» WRITTEN TASK
Repeat the material in full. Keep every line exactly as it is.

:::

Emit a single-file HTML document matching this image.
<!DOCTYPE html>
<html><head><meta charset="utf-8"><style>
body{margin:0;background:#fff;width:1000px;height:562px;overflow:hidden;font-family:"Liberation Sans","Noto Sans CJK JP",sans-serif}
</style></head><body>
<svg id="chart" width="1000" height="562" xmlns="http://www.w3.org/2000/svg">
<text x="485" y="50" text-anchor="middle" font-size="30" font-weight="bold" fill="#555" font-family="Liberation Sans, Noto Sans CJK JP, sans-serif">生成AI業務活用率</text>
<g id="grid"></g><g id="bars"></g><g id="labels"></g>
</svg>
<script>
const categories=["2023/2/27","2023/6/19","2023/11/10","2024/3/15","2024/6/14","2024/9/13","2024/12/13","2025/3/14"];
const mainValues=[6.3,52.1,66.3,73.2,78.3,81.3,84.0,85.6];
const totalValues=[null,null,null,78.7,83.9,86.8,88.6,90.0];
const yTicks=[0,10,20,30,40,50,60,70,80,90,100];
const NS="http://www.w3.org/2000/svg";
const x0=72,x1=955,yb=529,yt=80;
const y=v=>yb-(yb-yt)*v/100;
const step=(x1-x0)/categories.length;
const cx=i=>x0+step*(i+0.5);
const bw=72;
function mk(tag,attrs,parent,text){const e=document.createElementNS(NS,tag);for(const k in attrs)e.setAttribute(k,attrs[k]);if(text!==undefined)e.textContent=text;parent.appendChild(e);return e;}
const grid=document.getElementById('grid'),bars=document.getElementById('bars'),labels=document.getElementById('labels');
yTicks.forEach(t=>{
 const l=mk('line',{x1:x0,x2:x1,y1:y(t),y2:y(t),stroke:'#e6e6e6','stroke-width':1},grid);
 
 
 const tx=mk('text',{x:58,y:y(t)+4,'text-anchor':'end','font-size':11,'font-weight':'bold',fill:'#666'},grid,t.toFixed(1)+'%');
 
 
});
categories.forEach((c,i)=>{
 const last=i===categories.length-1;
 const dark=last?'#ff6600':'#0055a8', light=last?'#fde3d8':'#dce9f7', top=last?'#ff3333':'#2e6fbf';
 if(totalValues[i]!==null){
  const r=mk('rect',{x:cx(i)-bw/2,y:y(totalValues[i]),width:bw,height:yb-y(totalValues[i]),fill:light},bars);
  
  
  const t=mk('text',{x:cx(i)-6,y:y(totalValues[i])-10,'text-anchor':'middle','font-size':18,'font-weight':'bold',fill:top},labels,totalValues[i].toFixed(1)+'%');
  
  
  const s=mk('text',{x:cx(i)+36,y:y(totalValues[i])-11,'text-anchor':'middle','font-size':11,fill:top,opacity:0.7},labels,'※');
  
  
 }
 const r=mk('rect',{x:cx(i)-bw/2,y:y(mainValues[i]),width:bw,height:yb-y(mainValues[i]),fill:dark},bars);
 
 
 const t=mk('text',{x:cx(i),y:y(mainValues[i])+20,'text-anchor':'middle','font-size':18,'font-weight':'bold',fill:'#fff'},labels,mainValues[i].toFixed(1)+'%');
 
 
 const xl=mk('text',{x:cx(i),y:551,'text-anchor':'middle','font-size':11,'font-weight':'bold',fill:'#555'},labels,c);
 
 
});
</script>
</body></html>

:::

» COMPLETE OUTPUT
Emit a single-file HTML document matching this image.
<!DOCTYPE html>
<html><head><meta charset="utf-8"><style>
body{margin:0;background:#fff;width:1000px;height:562px;overflow:hidden;font-family:"Liberation Sans","Noto Sans CJK JP",sans-serif}
</style></head><body>
<svg id="chart" width="1000" height="562" xmlns="http://www.w3.org/2000/svg">
<text x="485" y="50" text-anchor="middle" font-size="30" font-weight="bold" fill="#555" font-family="Liberation Sans, Noto Sans CJK JP, sans-serif">生成AI業務活用率</text>
<g id="grid"></g><g id="bars"></g><g id="labels"></g>
</svg>
<script>
const categories=["2023/2/27","2023/6/19","2023/11/10","2024/3/15","2024/6/14","2024/9/13","2024/12/13","2025/3/14"];
const mainValues=[6.3,52.1,66.3,73.2,78.3,81.3,84.0,85.6];
const totalValues=[null,null,null,78.7,83.9,86.8,88.6,90.0];
const yTicks=[0,10,20,30,40,50,60,70,80,90,100];
const NS="http://www.w3.org/2000/svg";
const x0=72,x1=955,yb=529,yt=80;
const y=v=>yb-(yb-yt)*v/100;
const step=(x1-x0)/categories.length;
const cx=i=>x0+step*(i+0.5);
const bw=72;
function mk(tag,attrs,parent,text){const e=document.createElementNS(NS,tag);for(const k in attrs)e.setAttribute(k,attrs[k]);if(text!==undefined)e.textContent=text;parent.appendChild(e);return e;}
const grid=document.getElementById('grid'),bars=document.getElementById('bars'),labels=document.getElementById('labels');
yTicks.forEach(t=>{
 const l=mk('line',{x1:x0,x2:x1,y1:y(t),y2:y(t),stroke:'#e6e6e6','stroke-width':1},grid);
 
 
 const tx=mk('text',{x:58,y:y(t)+4,'text-anchor':'end','font-size':11,'font-weight':'bold',fill:'#666'},grid,t.toFixed(1)+'%');
 
 
});
categories.forEach((c,i)=>{
 const last=i===categories.length-1;
 const dark=last?'#ff6600':'#0055a8', light=last?'#fde3d8':'#dce9f7', top=last?'#ff3333':'#2e6fbf';
 if(totalValues[i]!==null){
  const r=mk('rect',{x:cx(i)-bw/2,y:y(totalValues[i]),width:bw,height:yb-y(totalValues[i]),fill:light},bars);
  
  
  const t=mk('text',{x:cx(i)-6,y:y(totalValues[i])-10,'text-anchor':'middle','font-size':18,'font-weight':'bold',fill:top},labels,totalValues[i].toFixed(1)+'%');
  
  
  const s=mk('text',{x:cx(i)+36,y:y(totalValues[i])-11,'text-anchor':'middle','font-size':11,fill:top,opacity:0.7},labels,'※');
  
  
 }
 const r=mk('rect',{x:cx(i)-bw/2,y:y(mainValues[i]),width:bw,height:yb-y(mainValues[i]),fill:dark},bars);
 
 
 const t=mk('text',{x:cx(i),y:y(mainValues[i])+20,'text-anchor':'middle','font-size':18,'font-weight':'bold',fill:'#fff'},labels,mainValues[i].toFixed(1)+'%');
 
 
 const xl=mk('text',{x:cx(i),y:551,'text-anchor':'middle','font-size':11,'font-weight':'bold',fill:'#555'},labels,c);
 
 
});
</script>
</body></html>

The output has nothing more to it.